◆ **Supplied data**:
┌──

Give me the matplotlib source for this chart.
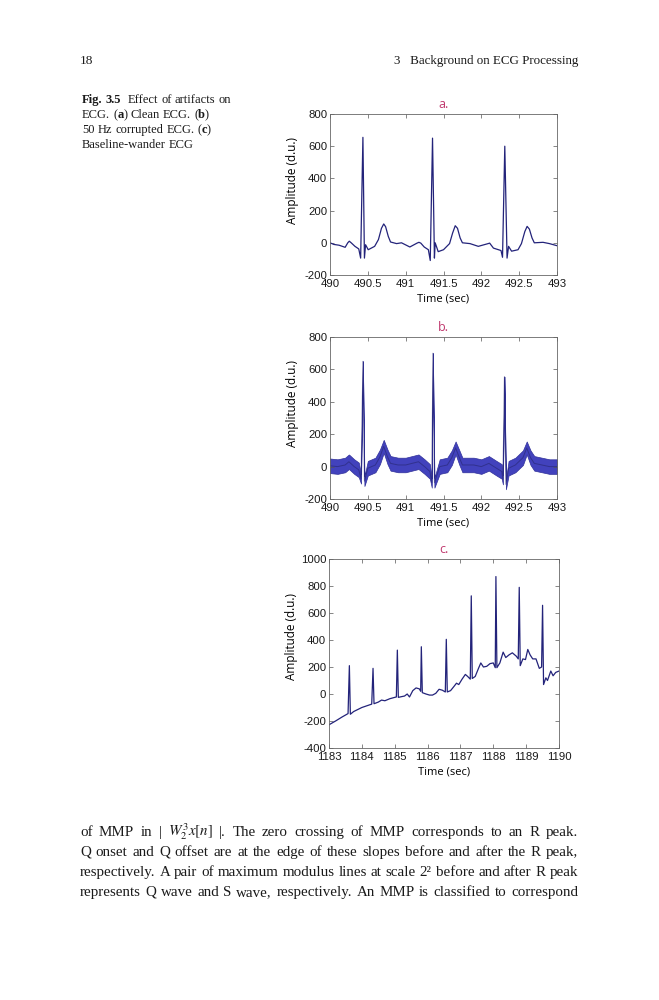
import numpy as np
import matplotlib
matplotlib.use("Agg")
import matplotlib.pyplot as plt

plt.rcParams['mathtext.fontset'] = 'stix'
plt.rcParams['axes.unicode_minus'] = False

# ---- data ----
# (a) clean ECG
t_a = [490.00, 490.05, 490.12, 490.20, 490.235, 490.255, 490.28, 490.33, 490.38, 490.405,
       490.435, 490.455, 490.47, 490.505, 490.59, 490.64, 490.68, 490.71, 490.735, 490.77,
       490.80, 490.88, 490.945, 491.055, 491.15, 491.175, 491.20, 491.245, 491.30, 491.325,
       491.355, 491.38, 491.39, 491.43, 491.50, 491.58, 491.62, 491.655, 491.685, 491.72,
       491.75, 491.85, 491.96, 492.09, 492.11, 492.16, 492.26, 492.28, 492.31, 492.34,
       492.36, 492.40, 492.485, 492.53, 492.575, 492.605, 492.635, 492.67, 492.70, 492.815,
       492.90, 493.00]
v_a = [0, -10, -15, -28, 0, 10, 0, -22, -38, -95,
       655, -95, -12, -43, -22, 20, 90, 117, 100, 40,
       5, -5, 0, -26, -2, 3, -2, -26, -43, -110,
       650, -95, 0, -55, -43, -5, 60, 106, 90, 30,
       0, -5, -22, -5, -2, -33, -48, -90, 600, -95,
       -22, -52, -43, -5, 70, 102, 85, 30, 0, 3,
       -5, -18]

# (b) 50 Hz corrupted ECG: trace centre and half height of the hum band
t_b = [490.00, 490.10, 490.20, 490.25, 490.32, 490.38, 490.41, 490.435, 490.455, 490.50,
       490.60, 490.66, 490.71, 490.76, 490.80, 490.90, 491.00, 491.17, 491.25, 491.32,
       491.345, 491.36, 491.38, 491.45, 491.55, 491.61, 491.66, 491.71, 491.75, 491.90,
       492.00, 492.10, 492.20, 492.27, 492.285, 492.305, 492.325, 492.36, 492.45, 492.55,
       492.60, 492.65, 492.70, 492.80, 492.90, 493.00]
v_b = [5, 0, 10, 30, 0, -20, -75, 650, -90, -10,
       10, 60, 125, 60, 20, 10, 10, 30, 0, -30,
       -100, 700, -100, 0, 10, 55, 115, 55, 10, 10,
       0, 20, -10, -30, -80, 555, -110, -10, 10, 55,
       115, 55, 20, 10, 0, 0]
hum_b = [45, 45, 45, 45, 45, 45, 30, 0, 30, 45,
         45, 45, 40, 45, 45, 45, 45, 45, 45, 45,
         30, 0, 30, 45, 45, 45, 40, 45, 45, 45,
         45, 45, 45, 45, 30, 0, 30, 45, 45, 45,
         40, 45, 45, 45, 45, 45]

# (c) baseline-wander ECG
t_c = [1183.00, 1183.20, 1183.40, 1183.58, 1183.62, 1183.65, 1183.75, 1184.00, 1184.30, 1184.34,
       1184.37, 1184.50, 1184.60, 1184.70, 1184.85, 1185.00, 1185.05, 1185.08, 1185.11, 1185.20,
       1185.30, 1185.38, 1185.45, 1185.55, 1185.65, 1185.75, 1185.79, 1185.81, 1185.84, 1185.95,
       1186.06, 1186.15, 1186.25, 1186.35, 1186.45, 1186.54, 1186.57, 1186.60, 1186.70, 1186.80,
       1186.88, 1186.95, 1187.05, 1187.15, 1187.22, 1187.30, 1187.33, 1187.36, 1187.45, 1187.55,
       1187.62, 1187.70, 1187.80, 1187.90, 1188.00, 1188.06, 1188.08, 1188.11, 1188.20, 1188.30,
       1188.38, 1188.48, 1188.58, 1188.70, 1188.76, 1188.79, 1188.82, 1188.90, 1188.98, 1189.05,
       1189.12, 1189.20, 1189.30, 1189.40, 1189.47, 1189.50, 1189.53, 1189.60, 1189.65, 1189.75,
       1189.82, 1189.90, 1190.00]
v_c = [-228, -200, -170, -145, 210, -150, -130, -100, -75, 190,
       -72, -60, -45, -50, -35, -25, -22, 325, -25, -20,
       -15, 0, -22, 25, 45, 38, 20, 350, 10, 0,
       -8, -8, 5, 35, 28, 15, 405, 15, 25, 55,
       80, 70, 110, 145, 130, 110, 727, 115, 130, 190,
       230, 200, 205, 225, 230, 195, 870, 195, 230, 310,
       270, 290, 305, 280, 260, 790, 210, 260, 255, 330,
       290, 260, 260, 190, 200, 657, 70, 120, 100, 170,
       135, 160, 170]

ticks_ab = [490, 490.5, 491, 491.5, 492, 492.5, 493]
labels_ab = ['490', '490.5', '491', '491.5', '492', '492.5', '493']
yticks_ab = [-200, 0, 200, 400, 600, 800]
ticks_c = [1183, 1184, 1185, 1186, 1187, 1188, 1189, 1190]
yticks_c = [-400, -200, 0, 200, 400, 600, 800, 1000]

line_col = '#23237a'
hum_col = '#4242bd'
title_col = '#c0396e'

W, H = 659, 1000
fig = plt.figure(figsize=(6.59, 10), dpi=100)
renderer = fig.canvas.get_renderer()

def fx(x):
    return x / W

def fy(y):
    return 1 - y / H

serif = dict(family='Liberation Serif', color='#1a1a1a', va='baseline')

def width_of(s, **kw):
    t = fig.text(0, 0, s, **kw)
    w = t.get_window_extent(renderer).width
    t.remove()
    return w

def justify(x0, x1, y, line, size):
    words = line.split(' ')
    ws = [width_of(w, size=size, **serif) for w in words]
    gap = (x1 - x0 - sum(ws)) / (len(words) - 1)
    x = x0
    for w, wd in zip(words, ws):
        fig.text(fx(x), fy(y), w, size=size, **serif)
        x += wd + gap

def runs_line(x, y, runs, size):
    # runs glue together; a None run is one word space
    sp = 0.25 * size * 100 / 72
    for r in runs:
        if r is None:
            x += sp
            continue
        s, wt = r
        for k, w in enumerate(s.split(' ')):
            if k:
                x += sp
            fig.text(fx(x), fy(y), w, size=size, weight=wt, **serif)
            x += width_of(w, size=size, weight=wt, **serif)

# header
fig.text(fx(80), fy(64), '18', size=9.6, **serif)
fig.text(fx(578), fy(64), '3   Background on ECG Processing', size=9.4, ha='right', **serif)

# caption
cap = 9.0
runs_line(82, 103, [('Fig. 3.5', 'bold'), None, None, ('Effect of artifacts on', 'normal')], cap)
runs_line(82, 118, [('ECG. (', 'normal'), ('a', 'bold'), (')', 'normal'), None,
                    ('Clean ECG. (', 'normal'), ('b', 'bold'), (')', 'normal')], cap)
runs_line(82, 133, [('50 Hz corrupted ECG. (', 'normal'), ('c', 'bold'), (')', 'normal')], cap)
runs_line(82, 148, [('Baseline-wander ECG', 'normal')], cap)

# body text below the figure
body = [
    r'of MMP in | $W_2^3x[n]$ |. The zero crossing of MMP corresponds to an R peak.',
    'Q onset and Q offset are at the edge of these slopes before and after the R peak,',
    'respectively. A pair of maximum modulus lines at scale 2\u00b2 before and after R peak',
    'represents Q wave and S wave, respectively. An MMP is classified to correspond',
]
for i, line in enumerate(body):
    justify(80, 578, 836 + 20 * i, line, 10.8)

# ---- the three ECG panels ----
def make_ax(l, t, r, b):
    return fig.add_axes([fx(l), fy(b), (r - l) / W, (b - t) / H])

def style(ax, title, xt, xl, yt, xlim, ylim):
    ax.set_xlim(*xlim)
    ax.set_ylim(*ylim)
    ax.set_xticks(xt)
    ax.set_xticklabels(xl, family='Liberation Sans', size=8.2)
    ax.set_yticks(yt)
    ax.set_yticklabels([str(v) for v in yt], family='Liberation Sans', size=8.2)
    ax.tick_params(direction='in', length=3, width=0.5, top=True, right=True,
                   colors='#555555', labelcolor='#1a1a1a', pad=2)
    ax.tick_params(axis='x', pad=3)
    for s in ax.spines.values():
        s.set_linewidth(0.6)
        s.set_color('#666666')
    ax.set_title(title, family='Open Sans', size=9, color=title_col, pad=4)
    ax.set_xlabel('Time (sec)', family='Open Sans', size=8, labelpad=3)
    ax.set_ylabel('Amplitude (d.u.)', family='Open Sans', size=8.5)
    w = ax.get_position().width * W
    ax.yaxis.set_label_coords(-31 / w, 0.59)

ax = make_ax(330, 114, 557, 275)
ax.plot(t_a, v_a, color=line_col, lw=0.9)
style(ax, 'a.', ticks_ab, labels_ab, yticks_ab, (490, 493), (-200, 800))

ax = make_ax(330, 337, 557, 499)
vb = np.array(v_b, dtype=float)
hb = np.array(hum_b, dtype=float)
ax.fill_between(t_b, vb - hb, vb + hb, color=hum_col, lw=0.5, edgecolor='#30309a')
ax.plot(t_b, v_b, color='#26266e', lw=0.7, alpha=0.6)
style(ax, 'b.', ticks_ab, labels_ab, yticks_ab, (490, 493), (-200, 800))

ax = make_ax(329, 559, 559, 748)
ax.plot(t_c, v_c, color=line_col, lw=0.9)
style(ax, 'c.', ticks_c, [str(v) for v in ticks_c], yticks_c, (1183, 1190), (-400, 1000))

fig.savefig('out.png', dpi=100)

└──
┌──

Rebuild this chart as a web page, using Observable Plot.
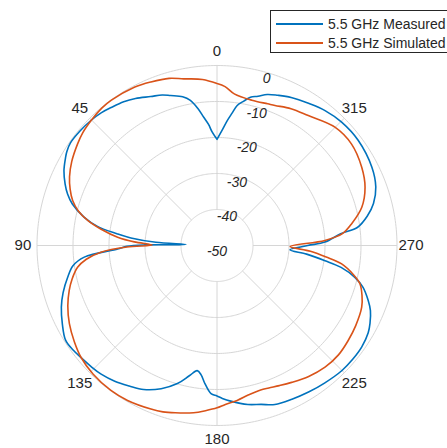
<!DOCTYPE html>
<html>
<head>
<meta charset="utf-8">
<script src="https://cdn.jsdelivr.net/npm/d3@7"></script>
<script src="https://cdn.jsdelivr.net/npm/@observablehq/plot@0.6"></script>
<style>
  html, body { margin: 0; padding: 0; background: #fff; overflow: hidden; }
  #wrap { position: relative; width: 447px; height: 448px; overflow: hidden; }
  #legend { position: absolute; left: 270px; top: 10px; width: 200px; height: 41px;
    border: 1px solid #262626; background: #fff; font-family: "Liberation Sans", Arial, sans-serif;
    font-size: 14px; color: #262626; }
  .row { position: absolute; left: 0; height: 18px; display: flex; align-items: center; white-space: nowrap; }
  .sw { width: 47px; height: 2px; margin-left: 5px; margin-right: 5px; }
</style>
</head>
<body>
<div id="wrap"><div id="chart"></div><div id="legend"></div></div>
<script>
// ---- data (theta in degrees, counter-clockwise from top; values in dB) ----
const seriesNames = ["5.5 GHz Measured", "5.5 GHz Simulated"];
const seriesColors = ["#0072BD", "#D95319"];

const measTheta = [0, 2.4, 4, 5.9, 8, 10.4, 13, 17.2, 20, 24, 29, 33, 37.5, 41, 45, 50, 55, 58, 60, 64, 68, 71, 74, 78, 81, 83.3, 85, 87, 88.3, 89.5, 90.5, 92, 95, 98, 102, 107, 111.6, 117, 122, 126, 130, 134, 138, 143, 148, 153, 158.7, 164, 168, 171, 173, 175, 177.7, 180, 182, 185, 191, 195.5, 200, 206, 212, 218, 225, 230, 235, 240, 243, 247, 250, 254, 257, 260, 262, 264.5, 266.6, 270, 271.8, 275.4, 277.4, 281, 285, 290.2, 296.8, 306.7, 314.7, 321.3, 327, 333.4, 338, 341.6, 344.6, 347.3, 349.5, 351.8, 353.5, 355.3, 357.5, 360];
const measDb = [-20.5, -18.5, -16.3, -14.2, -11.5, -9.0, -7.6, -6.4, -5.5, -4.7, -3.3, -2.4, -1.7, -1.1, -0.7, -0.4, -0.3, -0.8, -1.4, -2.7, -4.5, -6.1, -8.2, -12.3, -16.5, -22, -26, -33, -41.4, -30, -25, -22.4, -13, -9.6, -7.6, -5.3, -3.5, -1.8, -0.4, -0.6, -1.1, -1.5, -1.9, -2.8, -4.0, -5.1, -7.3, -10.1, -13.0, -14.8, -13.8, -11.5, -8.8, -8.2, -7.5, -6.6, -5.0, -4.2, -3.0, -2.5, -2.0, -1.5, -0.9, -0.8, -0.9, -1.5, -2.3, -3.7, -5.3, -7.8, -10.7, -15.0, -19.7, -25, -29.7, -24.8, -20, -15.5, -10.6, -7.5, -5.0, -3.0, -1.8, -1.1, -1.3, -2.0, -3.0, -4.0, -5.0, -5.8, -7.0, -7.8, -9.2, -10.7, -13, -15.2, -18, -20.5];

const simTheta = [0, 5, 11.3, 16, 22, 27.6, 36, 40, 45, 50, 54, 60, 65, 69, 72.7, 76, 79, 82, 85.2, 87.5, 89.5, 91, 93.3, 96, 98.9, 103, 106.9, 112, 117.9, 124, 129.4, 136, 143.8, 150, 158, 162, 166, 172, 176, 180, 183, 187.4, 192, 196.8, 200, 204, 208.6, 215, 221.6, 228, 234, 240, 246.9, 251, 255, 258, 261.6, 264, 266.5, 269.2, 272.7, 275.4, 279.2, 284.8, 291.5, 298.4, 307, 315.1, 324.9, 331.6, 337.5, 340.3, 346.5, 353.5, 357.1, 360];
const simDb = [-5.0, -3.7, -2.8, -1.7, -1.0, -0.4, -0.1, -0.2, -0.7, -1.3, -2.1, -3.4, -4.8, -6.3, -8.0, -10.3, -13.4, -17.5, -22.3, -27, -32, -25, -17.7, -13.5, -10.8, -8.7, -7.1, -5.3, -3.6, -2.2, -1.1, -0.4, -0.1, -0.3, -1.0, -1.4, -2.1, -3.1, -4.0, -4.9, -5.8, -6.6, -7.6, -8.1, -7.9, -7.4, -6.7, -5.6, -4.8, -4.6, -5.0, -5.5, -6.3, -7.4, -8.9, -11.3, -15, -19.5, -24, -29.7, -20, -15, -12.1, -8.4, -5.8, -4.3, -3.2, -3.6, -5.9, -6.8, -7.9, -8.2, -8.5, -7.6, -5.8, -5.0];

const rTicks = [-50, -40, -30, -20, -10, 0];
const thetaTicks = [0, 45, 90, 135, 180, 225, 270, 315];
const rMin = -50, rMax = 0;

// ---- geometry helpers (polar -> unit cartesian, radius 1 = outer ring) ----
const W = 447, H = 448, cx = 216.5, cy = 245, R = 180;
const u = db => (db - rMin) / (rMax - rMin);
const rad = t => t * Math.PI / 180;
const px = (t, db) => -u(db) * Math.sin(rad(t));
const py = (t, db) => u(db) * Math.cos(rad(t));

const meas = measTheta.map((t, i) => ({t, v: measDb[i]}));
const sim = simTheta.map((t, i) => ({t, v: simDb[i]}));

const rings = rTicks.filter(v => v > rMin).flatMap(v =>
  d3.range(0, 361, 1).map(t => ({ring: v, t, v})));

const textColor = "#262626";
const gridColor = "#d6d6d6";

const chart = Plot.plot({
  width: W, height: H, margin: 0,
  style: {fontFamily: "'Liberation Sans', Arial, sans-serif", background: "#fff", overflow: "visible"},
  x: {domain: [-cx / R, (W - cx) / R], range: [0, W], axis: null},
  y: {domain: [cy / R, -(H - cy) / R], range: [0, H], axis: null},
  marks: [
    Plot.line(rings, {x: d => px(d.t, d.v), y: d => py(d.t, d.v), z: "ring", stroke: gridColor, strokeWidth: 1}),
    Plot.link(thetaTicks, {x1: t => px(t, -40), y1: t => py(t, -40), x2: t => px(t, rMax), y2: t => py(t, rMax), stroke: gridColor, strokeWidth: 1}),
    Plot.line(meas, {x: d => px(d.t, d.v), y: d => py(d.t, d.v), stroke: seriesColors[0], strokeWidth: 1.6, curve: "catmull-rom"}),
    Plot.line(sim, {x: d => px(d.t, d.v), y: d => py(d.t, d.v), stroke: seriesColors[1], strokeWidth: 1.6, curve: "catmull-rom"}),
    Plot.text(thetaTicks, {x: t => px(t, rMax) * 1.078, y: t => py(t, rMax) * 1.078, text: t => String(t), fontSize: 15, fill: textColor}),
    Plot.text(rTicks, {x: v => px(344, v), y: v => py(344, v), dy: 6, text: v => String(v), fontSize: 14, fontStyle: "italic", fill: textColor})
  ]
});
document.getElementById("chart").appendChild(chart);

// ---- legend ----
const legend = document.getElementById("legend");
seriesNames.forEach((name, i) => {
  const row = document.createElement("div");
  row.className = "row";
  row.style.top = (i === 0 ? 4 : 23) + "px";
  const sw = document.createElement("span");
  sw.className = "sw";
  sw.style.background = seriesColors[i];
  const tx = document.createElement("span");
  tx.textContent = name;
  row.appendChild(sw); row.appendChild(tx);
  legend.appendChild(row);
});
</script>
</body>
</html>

└──
┌──

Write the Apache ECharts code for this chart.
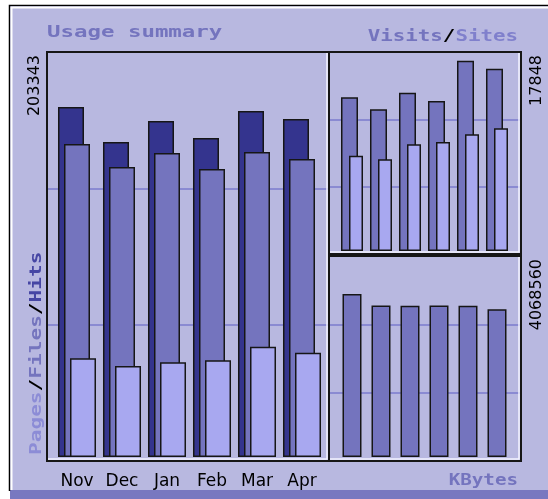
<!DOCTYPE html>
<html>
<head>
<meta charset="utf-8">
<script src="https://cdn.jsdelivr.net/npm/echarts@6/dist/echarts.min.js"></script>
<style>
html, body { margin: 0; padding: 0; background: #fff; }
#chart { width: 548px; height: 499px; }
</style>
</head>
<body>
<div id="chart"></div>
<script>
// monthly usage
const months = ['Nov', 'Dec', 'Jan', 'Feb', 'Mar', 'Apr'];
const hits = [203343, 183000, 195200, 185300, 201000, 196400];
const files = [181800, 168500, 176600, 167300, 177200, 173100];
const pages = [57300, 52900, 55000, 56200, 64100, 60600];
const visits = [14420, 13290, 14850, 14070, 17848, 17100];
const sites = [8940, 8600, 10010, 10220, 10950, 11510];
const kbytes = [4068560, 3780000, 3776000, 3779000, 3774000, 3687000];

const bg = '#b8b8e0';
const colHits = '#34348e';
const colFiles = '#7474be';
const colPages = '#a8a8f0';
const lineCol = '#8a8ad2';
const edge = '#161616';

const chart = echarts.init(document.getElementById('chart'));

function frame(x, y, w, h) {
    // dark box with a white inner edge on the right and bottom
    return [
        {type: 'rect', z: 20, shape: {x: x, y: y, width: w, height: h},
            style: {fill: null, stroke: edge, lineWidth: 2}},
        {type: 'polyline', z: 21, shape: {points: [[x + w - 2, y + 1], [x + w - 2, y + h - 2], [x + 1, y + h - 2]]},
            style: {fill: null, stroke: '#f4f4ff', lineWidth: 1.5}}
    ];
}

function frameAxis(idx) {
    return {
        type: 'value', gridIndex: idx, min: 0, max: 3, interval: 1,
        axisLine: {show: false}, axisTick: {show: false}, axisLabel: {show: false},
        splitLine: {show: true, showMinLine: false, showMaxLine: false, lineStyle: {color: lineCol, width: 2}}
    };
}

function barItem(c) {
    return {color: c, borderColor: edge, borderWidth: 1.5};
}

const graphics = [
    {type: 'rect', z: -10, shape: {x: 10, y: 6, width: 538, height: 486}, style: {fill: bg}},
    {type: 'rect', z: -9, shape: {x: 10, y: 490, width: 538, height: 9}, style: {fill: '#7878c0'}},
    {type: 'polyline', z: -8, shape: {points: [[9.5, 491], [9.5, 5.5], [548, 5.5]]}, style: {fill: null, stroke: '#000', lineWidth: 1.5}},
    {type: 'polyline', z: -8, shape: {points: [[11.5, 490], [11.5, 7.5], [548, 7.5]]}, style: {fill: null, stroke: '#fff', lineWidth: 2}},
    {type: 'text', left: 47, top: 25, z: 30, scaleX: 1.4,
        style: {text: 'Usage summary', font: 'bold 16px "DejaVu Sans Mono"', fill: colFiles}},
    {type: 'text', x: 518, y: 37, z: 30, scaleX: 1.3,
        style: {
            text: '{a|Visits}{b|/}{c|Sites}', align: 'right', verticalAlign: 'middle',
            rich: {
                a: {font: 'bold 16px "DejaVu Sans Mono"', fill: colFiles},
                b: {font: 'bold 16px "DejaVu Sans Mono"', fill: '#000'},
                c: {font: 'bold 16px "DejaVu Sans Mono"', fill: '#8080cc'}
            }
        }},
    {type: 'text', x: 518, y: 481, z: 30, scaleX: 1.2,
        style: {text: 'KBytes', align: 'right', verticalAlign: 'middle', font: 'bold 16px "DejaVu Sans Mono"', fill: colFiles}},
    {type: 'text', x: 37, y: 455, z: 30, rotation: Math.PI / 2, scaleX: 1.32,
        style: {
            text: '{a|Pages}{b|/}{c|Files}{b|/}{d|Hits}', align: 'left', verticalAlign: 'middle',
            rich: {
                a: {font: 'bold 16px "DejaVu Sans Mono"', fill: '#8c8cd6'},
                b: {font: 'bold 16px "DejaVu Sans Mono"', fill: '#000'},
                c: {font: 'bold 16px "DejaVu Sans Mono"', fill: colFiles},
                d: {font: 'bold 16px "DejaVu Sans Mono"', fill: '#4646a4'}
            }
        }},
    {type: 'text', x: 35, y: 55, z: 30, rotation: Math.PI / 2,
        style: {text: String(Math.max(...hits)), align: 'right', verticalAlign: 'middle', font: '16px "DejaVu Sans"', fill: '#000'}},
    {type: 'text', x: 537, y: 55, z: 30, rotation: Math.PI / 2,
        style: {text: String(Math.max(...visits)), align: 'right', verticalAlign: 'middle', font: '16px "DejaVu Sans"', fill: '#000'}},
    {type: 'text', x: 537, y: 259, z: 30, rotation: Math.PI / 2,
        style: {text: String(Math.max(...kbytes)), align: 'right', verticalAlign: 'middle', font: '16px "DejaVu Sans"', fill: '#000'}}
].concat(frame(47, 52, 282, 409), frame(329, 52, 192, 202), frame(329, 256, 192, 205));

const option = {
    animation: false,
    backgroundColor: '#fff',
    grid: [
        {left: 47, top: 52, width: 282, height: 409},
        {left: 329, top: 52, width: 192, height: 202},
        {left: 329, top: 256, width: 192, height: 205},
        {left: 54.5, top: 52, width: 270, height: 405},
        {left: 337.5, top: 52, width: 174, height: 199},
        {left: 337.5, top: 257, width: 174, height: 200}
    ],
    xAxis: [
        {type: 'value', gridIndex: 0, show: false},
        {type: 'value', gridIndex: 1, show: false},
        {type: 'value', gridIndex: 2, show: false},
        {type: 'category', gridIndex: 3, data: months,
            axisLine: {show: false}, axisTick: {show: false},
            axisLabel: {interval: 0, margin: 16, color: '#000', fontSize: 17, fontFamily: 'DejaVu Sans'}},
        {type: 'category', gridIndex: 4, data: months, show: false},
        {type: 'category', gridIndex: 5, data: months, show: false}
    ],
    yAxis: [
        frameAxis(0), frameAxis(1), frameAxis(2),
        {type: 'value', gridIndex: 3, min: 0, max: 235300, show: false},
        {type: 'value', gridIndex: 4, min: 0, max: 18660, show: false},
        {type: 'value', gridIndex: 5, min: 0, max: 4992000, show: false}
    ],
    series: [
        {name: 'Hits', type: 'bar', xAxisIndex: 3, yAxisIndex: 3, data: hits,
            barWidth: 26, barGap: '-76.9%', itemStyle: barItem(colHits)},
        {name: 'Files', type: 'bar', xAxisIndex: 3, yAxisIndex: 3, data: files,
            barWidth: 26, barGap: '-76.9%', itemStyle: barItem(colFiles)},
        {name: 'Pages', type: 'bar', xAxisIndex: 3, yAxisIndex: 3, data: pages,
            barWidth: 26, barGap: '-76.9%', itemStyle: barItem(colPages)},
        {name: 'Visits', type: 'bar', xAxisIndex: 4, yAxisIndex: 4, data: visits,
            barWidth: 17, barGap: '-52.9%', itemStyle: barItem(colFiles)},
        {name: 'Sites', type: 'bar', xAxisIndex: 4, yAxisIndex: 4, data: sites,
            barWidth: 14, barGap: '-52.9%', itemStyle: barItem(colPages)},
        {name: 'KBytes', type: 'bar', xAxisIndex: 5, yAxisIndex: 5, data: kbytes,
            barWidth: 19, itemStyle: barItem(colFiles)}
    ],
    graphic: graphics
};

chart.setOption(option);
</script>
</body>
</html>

└──

◆ **Exercise requirements**: Look above for the line with "Give me the matplotlib source for this chart." and the line with "plt.rcParams['axes.unicode_minus'] = False"; set down those two lines and all lines between them exactly, without pictures and without anything else.

◆ **Answer to this problem**:
Give me the matplotlib source for this chart.
import numpy as np
import matplotlib
matplotlib.use("Agg")
import matplotlib.pyplot as plt

plt.rcParams['mathtext.fontset'] = 'stix'
plt.rcParams['axes.unicode_minus'] = False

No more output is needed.